[Source code of charts]
^^^^

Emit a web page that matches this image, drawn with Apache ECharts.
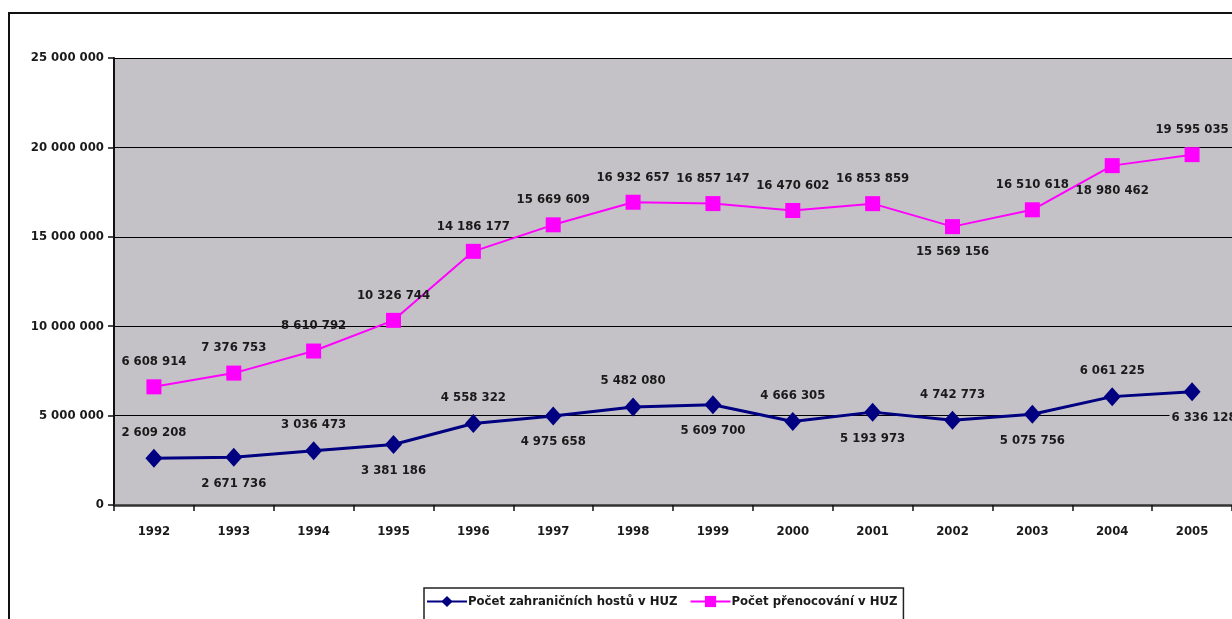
<!DOCTYPE html>
<html>
<head>
<meta charset="utf-8">
<script src="https://cdn.jsdelivr.net/npm/echarts@6/dist/echarts.min.js"></script>
<style>
  html, body { margin: 0; padding: 0; background: #fff; }
  #chart { width: 1232px; height: 619px; }
</style>
</head>
<body>
<div id="chart"></div>
<script>
// Years on the category axis
const years = ['1992','1993','1994','1995','1996','1997','1998','1999','2000','2001','2002','2003','2004','2005'];
// Foreign guests in collective accommodation (HUZ)
const guests = [2609208, 2671736, 3036473, 3381186, 4558322, 4975658, 5482080, 5609700, 4666305, 5193973, 4742773, 5075756, 6061225, 6336128];
// Overnight stays in collective accommodation (HUZ)
const nights = [6608914, 7376753, 8610792, 10326744, 14186177, 15669609, 16932657, 16857147, 16470602, 16853859, 15569156, 16510618, 18980462, 19595035];
// Where each value label sits relative to its marker
const guestsLabelPos = ['top','bottom','top','bottom','top','bottom','top','bottom','top','bottom','top','bottom','top','bottom'];
const nightsLabelPos = ['top','top','top','top','top','top','top','top','top','top','bottom','top','bottom','top'];
const seriesNames = ['Počet zahraničních hostů v HUZ', 'Počet přenocování v HUZ'];

const FONT = '"Liberation Sans Narrow", "DejaVu Sans Condensed", "Liberation Sans", sans-serif';
const PLOT_BG = '#c4c2c6';

function spaced(v) {
  return String(Math.round(v)).replace(/\B(?=(\d{3})+(?!\d))/g, ' ');
}

const labelBase = {
  show: true,
  fontFamily: FONT,
  fontWeight: 'bold',
  fontSize: 13,
  color: '#1a1a1a',
  distance: 10,
  formatter: p => spaced(p.value)
};

const guestsData = guests.map((v, i) => ({
  value: v,
  label: Object.assign({}, labelBase, {
    position: guestsLabelPos[i],
    offset: i === guests.length - 1 ? [12, 0] : [0, 0],
    backgroundColor: PLOT_BG,
    padding: [0, 2]
  })
}));

const nightsData = nights.map((v, i) => ({
  value: v,
  label: Object.assign({}, labelBase, { position: nightsLabelPos[i], distance: 11 })
}));

const chart = echarts.init(document.getElementById('chart'), null, { renderer: 'canvas' });

chart.setOption({
  backgroundColor: '#ffffff',
  animation: false,
  graphic: [{
    type: 'rect',
    z: -10,
    shape: { x: 9, y: 13, width: 1400, height: 800 },
    style: { fill: 'none', stroke: '#111', lineWidth: 2 }
  }],
  grid: {
    left: 114, top: 58, width: 1124, height: 447,
    show: true, backgroundColor: PLOT_BG, borderWidth: 0
  },
  legend: {
    left: 424, top: 588,
    itemGap: 12,
    itemWidth: 40, itemHeight: 14,
    padding: [7, 6, 30, 2],
    borderColor: '#222', borderWidth: 1.5,
    backgroundColor: '#fff',
    textStyle: { fontFamily: FONT, fontWeight: 'bold', fontSize: 13, color: '#1a1a1a', padding: [0, 0, 0, -4] },
    data: seriesNames
  },
  xAxis: {
    type: 'category',
    data: years,
    boundaryGap: true,
    axisLine: { lineStyle: { color: '#333', width: 2.5 } },
    axisTick: { show: true, length: 6, lineStyle: { color: '#111', width: 1.5 } },
    axisLabel: { margin: 20, fontFamily: FONT, fontWeight: 'bold', fontSize: 13, color: '#1a1a1a' },
    splitLine: { show: false }
  },
  yAxis: {
    type: 'value',
    min: 0, max: 25000000, interval: 5000000,
    axisLine: { show: true, lineStyle: { color: '#111', width: 2 } },
    axisTick: { show: true, length: 6, lineStyle: { color: '#111', width: 1.5 } },
    axisLabel: { margin: 10, fontFamily: FONT, fontWeight: 'bold', fontSize: 13, color: '#1a1a1a', formatter: v => spaced(v) },
    splitLine: { show: true, lineStyle: { color: '#000', width: 1.2 } }
  },
  series: [
    {
      name: seriesNames[0],
      type: 'line',
      data: guestsData,
      symbol: 'diamond',
      symbolSize: [17, 19],
      lineStyle: { color: '#000080', width: 3 },
      itemStyle: { color: '#000080' },
      z: 3
    },
    {
      name: seriesNames[1],
      type: 'line',
      data: nightsData,
      symbol: 'rect',
      symbolSize: 15,
      lineStyle: { color: '#ff00ff', width: 2 },
      itemStyle: { color: '#ff00ff' },
      z: 2
    }
  ]
});
</script>
</body>
</html>
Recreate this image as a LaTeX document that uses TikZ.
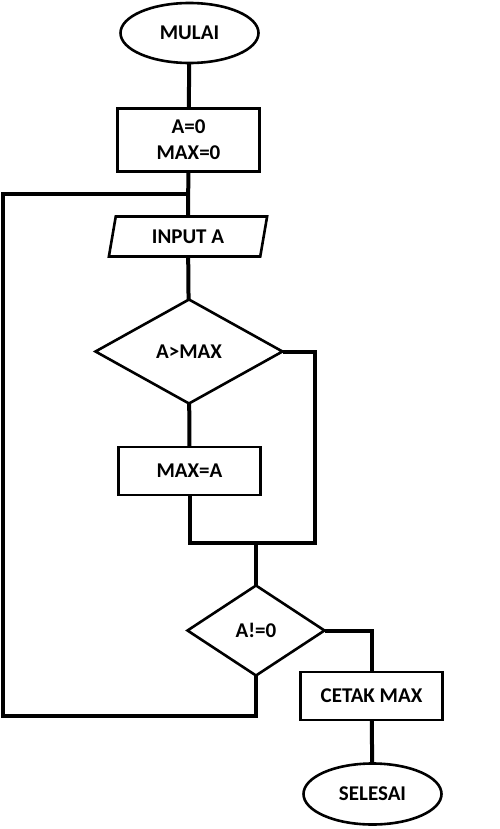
\documentclass[tikz,border=0pt]{standalone}
\usepackage{fontspec}
\setmainfont{Carlito}
\usepackage{tikz}
\usetikzlibrary{shapes,shapes.geometric,positioning}

\tikzset{
 base/.style={draw,line width=2.6pt,inner sep=0pt,outer sep=0pt,font=\fontsize{21}{26}\selectfont\bfseries,align=center},
 term/.style={base,ellipse,minimum width=138,minimum height=60},
 proc/.style={base,rectangle,minimum width=142},
 io/.style={base,trapezium,trapezium left angle=76,trapezium right angle=104,trapezium stretches=true,minimum width=159,minimum height=40},
 cond/.style={base,diamond},
 line/.style={line width=4pt}
}

\begin{document}
\begin{tikzpicture}[x=1pt,y=-1pt]
\useasboundingbox (0,0) rectangle (500,829);
\node[term](mulai) at (189.5,33){MULAI};
\node[proc,minimum height=63](init) at (188.5,140){A=0\\MAX=0};
\node[io](input) at (188,236.5){INPUT A};
\node[cond,minimum width=187,minimum height=104](cek) at (189,351.5){A>MAX};
\node[proc,minimum height=48](maxa) at (189.5,471){MAX=A};
\node[cond,minimum width=137,minimum height=90](ulang) at (256,630.5){A!=0};
\node[proc,minimum height=48](cetak) at (371.5,696){CETAK MAX};
\node[term,minimum height=61](selesai) at (372.5,794){SELESAI};
\coordinate (kiri) at (3,194);
\coordinate (bawah) at (3,716);
\coordinate (gabung) at (315,543);
% alur utama
\draw[line](mulai)--(init);
\draw[line](init)--(input);
\draw[line](input)--(cek);
\draw[line](cek)--(maxa);
\draw[line](cek.east)-|(gabung)--(maxa.south|-gabung)--(maxa.south);
\draw[line](ulang.north)--(ulang.north|-gabung);
\draw[line](ulang.east)-|(cetak.north);
\draw[line](cetak)--(selesai);
% kembali ke input
\draw[line](ulang.south)|-(bawah)--(kiri)--(init.south|-kiri);
\end{tikzpicture}
\end{document}
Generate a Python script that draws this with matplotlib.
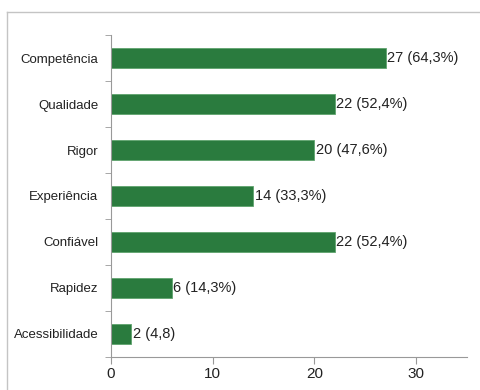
import matplotlib
matplotlib.use("Agg")
import matplotlib.pyplot as plt
from matplotlib.lines import Line2D
import numpy as np

categories = ["Competência", "Qualidade", "Rigor", "Experiência", "Confiável", "Rapidez", "Acessibilidade"]
values = [27, 22, 20, 14, 22, 6, 2]
labels = ["27 (64,3%)", "22 (52,4%)", "20 (47,6%)", "14 (33,3%)", "22 (52,4%)", "6 (14,3%)", "2 (4,8)"]
xticks = [0, 10, 20, 30]

plt.rcParams['font.family'] = ['Liberation Sans', 'DejaVu Sans']

fig = plt.figure(figsize=(4.8, 3.9), dpi=100)
ax = fig.add_axes([0.231, 0.085, 0.742, 0.825])

n = len(categories)
y = np.arange(n)[::-1]
color = '#2a7b3e'
ax.barh(y, values, height=0.44, color=color, edgecolor='#5fa36e', linewidth=0.6)
for yi, v, lab in zip(y, values, labels):
    ax.text(v + 0.15, yi, lab, va='center', ha='left', fontsize=10.5, color='#222222')

ax.set_ylim(-0.5, n - 0.5)
ax.set_xlim(0, 35)
ax.set_yticks(y)
ax.set_yticklabels(categories, fontsize=9.5, color='#222222')
ax.tick_params(axis='y', length=0, pad=9)
ax.set_yticks(np.arange(-0.5, n, 1.0), minor=True)
ax.tick_params(axis='y', which='minor', length=4, color='#999999', direction='out')
ax.set_xticks(xticks)
ax.tick_params(axis='x', length=5, color='#999999', labelsize=11, pad=2, labelcolor='#222222')

for s in ['top', 'right']:
    ax.spines[s].set_visible(False)
for s in ['left', 'bottom']:
    ax.spines[s].set_color('#999999')
    ax.spines[s].set_linewidth(0.8)

# frame lines
fig.add_artist(Line2D([7/480, 1.0], [1 - 12/390, 1 - 12/390], color='#c4c4c4', lw=1.0))
fig.add_artist(Line2D([7/480, 7/480], [0.0, 1 - 12/390], color='#c4c4c4', lw=1.0))

fig.savefig("out.png", dpi=100)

^^^^

GOAL OF THE EXERCISE:
Take the material above and output only the lines from the one that contains "Generate a Python" through the one that contains "ax = fig.add_axes([0.231, 0.085, 0.742, 0.825])", ends included and images left out.

EXERCISE OUTPUT:
Generate a Python script that draws this with matplotlib.
import matplotlib
matplotlib.use("Agg")
import matplotlib.pyplot as plt
from matplotlib.lines import Line2D
import numpy as np

categories = ["Competência", "Qualidade", "Rigor", "Experiência", "Confiável", "Rapidez", "Acessibilidade"]
values = [27, 22, 20, 14, 22, 6, 2]
labels = ["27 (64,3%)", "22 (52,4%)", "20 (47,6%)", "14 (33,3%)", "22 (52,4%)", "6 (14,3%)", "2 (4,8)"]
xticks = [0, 10, 20, 30]

plt.rcParams['font.family'] = ['Liberation Sans', 'DejaVu Sans']

fig = plt.figure(figsize=(4.8, 3.9), dpi=100)
ax = fig.add_axes([0.231, 0.085, 0.742, 0.825])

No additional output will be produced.